I’ve been working on some code for a client recently that needs to run in a multi-threaded environment. Unfortunately it was never really written with that requirement in mind, or, more likely, the people who wrote the code knew that it needed to be accessed from multiple threads but didn’t really understand quite what that meant. As such I’m doing some fairly hairy refactoring for them. It’s high risk as there are no unit tests and the budget doesn’t really extend to completing the work, let alone “spending extra time” writing unit tests… The code is written in quite a ‘C’ style, most things are simple structs and most data is public and as such member functions fall where they are most conveniently written. Adding correct locking is complicated due to lots of mutable global data, lack of encapsulation and the fact that, at its heart, it’s multi-user server software where one user gets to poke at all the others.

Step zero was to realise that no locking is bad but correct locking was a long way away so I slipped in a single “global lock” to make the system work. It’s stable and not too slow but it doesn’t really ever use more than one thread at a time as almost everything requires that the executing thread holds the “global lock”.
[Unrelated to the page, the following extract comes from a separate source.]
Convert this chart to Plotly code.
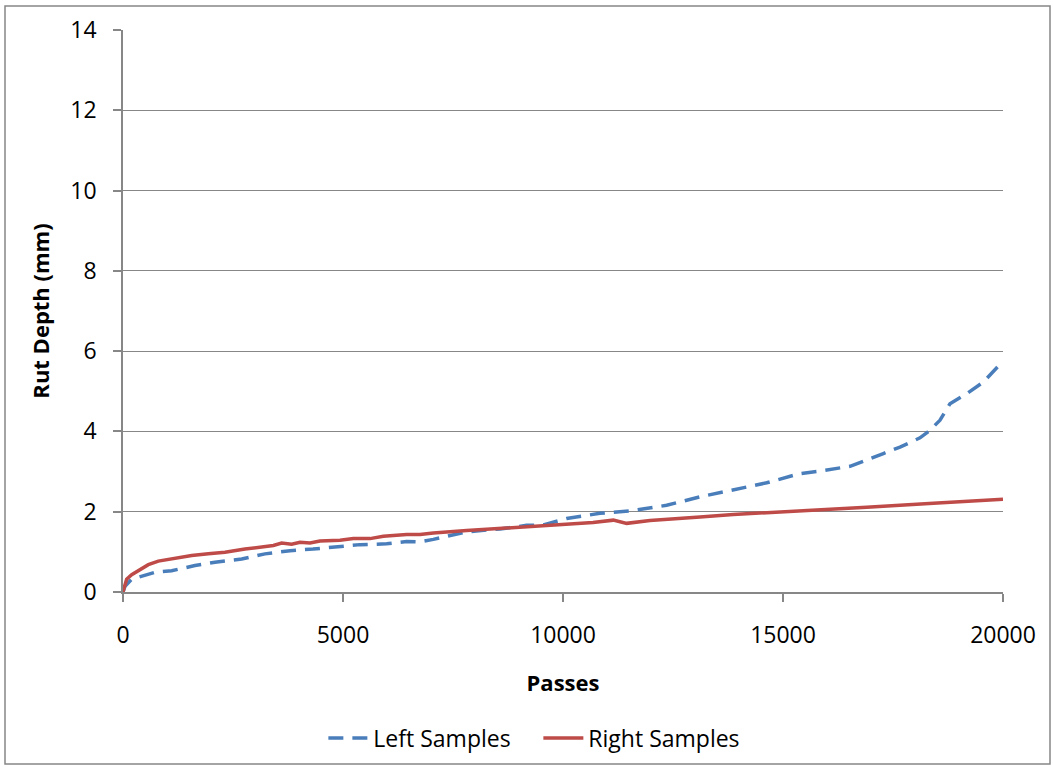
import plotly.graph_objects as go

left_x = [0, 45, 197, 424, 727, 1106, 1636, 2091, 2697, 3227, 3795, 4318, 4932, 5386, 5992, 6447, 6750,
          7053, 7811, 8568, 9174, 9553, 10083, 10841, 11598, 12356, 13114, 13871, 14629, 15386, 15765, 16523,
          16902, 17280, 17659, 18114, 18341, 18568, 18795, 19174, 19553, 19856, 20000]
left_y = [0, 0.14, 0.32, 0.40, 0.49, 0.53, 0.66, 0.74, 0.82, 0.95, 1.03, 1.07, 1.14, 1.18, 1.20, 1.26, 1.25,
          1.31, 1.50, 1.57, 1.66, 1.67, 1.83, 1.96, 2.03, 2.16, 2.37, 2.54, 2.72, 2.95, 3.00, 3.13,
          3.28, 3.45, 3.61, 3.84, 4.03, 4.28, 4.69, 4.94, 5.23, 5.60, 5.75]

right_x = [0, 83, 197, 348, 576, 803, 1106, 1561, 1939, 2318, 2773, 3114, 3417, 3606, 3833, 4023, 4250, 4477,
           4932, 5235, 5614, 5917, 6447, 6750, 7053, 7811, 8568, 9326,
           10083, 10682, 11144, 11447, 11977, 12735, 13114, 13871, 15386, 16902, 18417, 19932, 20000]
right_y = [0, 0.32, 0.43, 0.53, 0.68, 0.77, 0.82, 0.91, 0.95, 0.99, 1.07, 1.12, 1.16, 1.22, 1.19, 1.24, 1.22, 1.27,
           1.29, 1.33, 1.33, 1.39, 1.43, 1.43, 1.47, 1.53, 1.58, 1.62,
           1.67, 1.73, 1.79, 1.71, 1.78, 1.85, 1.87, 1.93, 2.01, 2.11, 2.21, 2.31, 2.31]

font = "Open Sans, Liberation Sans, sans-serif"

fig = go.Figure()
fig.add_trace(go.Scatter(x=left_x, y=left_y, mode="lines", name="Left Samples",
                         line=dict(color="#4a7ebb", width=3.5, dash="15px,9px")))
fig.add_trace(go.Scatter(x=right_x, y=right_y, mode="lines", name="Right Samples",
                         line=dict(color="#be4b48", width=3.5)))

fig.update_layout(
    width=1053, height=767,
    margin=dict(l=123, r=50, t=30, b=175, autoexpand=False),
    paper_bgcolor="white", plot_bgcolor="white",
    font=dict(family=font, size=23, color="black"),
    showlegend=True,
    legend=dict(orientation="h", x=0.472, xanchor="center", y=-0.26, yanchor="middle",
                font=dict(size=23), itemwidth=40, tracegroupgap=0,
                entrywidth=160, entrywidthmode="pixels"),
    shapes=[dict(type="rect", xref="paper", yref="paper",
                 x0=-118/880, x1=1 + 47/880, y0=-172/562, y1=1 + 24/562,
                 line=dict(color="#878787", width=1.5), fillcolor="rgba(0,0,0,0)", layer="below")],
)
fig.update_xaxes(range=[0, 20000], tickvals=[0, 5000, 10000, 15000, 20000],
                 ticktext=["0", "5000", "10000", "15000", "20000"], automargin=False,
                 showgrid=False, zeroline=False, showline=True, linecolor="#878787", linewidth=1.5,
                 ticks="outside", ticklen=8, tickcolor="#878787", tickwidth=1.5,
                 tickfont=dict(size=23), ticklabelstandoff=14,
                 title=dict(text="<b>Passes</b>", font=dict(size=22), standoff=26))
fig.update_yaxes(range=[0, 14], tickvals=[0, 2, 4, 6, 8, 10, 12, 14], automargin=False,
                 showgrid=True, gridcolor="#878787", gridwidth=1.2, zeroline=False,
                 showline=True, linecolor="#878787", linewidth=1.5,
                 ticks="outside", ticklen=8, tickcolor="#878787", tickwidth=1.5,
                 tickfont=dict(size=23), ticklabelstandoff=12,
                 title=dict(text="<b>Rut Depth (mm)</b>", font=dict(size=22), standoff=15))

fig.write_html("out.html")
Step one is to add some encapsulation and move things around so that we can one day dream of adding in more fine grained locking - unfortunately this step is a big one.

I’m finding it interesting comparing this work to the work I was doing immediately before. I’ve been working on the next big release of The Server Framework and this release will put an Activatable Object at the heart of each connection. This removes the need for locking from the socket object and lots of stuff that’s built on top of it. It means that masses of complex code can be pulled out and thrown away. It’s not a new idea, the socket object is now simply driven by a message queue. Locks are needed to put work items into the queue but during processing we can run without locking, safe in the knowledge that only one thread can ever be processing at a time.

The problem is that making the kind of change that I’m making right now is a massive change. It has led to a complete rewrite of the entire TCP side of The Server Framework. The general pattern is removing locking, because it’s no longer needed and simplifying code because the ways in which it can be called are simpler. The unit tests that I had for the previous version of the code have helped to guide me; yes new tests have been written, but the old ones told me what I needed to test even if they needed to be changed a lot to work with the new code.

With The Server Framework work it was scary but the various layers of tests supported the work and, in general, the code was being made simpler and easier to understand. With the client work there are no tests, huge amounts of the application simply didn’t compile until the changes were complete and, whilst some things are being simplified, others are being made more complex to accommodate changes to make the code thread safe. I expect that with enough iterations the client’s code could shift to using Activatable objects and some of the locking would go away again but I’m not sure we’ll have the luxury of those extra iterations.